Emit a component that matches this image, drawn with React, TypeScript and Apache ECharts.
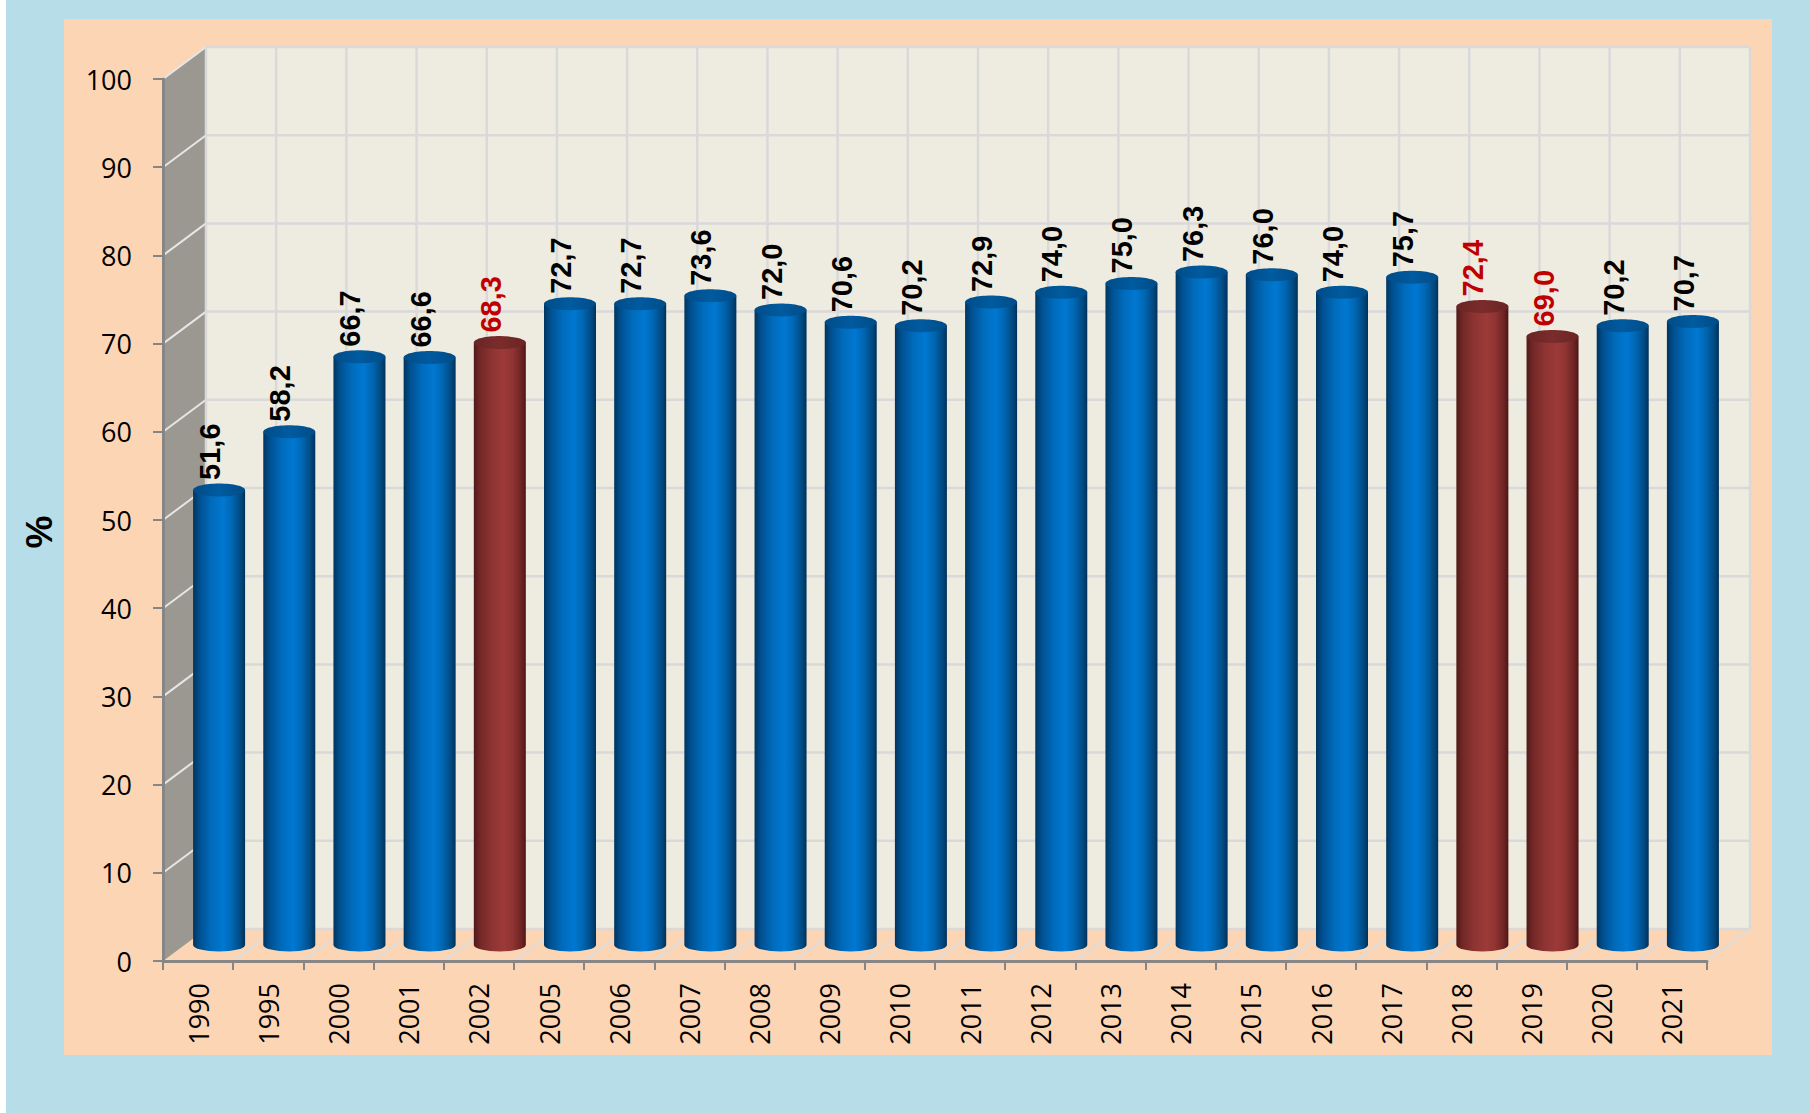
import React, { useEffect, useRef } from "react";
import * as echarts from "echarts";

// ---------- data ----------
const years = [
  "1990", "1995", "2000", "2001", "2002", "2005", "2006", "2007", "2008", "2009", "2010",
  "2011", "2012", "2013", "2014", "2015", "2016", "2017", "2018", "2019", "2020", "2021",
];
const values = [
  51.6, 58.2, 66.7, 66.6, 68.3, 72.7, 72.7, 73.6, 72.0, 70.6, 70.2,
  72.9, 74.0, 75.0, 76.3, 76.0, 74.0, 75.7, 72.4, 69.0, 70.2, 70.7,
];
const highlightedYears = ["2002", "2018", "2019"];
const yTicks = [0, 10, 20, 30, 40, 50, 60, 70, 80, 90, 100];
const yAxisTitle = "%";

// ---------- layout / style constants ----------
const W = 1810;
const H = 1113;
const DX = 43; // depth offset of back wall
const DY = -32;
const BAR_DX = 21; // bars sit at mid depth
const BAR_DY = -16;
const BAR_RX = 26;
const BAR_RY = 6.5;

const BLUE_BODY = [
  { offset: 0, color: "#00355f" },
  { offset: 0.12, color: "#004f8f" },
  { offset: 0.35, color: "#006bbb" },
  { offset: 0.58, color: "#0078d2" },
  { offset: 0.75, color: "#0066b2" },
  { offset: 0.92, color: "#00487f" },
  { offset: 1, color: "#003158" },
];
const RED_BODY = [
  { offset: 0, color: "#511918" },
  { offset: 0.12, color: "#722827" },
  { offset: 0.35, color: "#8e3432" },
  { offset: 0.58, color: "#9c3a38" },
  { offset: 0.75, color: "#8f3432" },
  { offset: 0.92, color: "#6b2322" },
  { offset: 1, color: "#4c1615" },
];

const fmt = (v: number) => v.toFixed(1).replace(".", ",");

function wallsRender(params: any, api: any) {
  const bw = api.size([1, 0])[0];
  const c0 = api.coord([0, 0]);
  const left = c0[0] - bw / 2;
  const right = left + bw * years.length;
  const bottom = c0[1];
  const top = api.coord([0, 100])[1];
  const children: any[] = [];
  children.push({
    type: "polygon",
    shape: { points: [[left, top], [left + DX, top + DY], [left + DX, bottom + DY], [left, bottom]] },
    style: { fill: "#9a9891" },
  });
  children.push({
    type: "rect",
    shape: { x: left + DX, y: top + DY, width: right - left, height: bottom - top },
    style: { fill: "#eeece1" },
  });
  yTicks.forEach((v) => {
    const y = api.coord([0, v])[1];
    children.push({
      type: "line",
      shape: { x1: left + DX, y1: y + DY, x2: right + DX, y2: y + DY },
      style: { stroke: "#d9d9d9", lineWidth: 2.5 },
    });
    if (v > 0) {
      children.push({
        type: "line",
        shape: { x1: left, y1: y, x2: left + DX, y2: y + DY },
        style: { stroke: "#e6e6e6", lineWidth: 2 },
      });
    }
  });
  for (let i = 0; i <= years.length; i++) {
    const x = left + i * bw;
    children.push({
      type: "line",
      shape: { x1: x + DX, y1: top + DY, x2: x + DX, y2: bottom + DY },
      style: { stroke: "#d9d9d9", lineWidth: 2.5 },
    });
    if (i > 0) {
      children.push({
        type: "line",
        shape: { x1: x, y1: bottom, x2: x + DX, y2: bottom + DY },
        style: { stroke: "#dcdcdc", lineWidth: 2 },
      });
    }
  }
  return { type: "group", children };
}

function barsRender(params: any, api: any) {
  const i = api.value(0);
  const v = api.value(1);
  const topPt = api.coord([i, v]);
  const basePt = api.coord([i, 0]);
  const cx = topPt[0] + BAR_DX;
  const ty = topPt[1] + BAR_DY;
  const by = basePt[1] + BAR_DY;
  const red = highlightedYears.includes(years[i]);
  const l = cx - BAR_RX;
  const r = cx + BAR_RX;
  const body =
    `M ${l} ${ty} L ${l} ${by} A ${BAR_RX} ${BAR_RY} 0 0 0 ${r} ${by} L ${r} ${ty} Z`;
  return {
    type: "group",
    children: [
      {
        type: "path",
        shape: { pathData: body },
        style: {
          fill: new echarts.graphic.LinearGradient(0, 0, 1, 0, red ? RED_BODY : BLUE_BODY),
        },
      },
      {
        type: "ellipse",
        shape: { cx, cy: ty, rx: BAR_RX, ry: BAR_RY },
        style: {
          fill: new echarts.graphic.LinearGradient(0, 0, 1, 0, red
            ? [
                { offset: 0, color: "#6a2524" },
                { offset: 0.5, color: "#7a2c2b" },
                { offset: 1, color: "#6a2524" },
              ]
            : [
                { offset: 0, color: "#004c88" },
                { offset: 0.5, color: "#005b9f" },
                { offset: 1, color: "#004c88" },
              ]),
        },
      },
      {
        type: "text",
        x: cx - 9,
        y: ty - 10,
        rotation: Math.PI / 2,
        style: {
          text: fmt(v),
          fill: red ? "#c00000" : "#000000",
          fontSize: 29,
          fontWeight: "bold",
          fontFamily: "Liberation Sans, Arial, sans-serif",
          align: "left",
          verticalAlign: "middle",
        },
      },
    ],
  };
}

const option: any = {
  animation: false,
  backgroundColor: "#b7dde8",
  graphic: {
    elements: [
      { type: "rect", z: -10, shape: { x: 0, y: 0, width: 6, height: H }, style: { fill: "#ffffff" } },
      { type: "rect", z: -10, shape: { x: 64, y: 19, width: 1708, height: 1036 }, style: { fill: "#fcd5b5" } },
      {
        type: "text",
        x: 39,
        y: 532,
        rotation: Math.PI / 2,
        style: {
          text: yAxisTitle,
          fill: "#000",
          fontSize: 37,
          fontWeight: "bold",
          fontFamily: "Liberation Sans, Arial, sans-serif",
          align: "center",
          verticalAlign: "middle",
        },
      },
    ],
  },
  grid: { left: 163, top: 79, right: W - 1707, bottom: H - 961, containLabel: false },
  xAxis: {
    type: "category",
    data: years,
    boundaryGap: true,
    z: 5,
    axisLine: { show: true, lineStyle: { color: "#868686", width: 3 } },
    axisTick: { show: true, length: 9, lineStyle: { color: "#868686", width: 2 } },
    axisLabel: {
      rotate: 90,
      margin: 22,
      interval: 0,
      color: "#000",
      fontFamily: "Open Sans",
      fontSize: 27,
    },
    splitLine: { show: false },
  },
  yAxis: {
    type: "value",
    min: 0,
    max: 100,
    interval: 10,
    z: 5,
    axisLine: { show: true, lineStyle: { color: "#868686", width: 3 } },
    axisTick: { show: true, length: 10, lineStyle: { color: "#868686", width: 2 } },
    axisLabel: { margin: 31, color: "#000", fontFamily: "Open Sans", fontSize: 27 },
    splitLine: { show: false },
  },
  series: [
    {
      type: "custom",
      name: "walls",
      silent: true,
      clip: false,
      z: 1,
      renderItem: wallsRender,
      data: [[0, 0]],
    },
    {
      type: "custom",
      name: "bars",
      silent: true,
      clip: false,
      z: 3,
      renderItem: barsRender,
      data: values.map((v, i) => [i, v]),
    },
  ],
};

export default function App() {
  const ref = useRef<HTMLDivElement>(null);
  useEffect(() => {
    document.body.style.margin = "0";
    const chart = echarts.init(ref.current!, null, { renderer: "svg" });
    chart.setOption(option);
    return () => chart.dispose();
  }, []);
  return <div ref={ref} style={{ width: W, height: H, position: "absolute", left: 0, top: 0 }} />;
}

> _To do_
Scan the listing above. Gather each line that contains the word "React".

> _Task solution_
Emit a component that matches this image, drawn with React, TypeScript and Apache ECharts.
import React, { useEffect, useRef } from "react";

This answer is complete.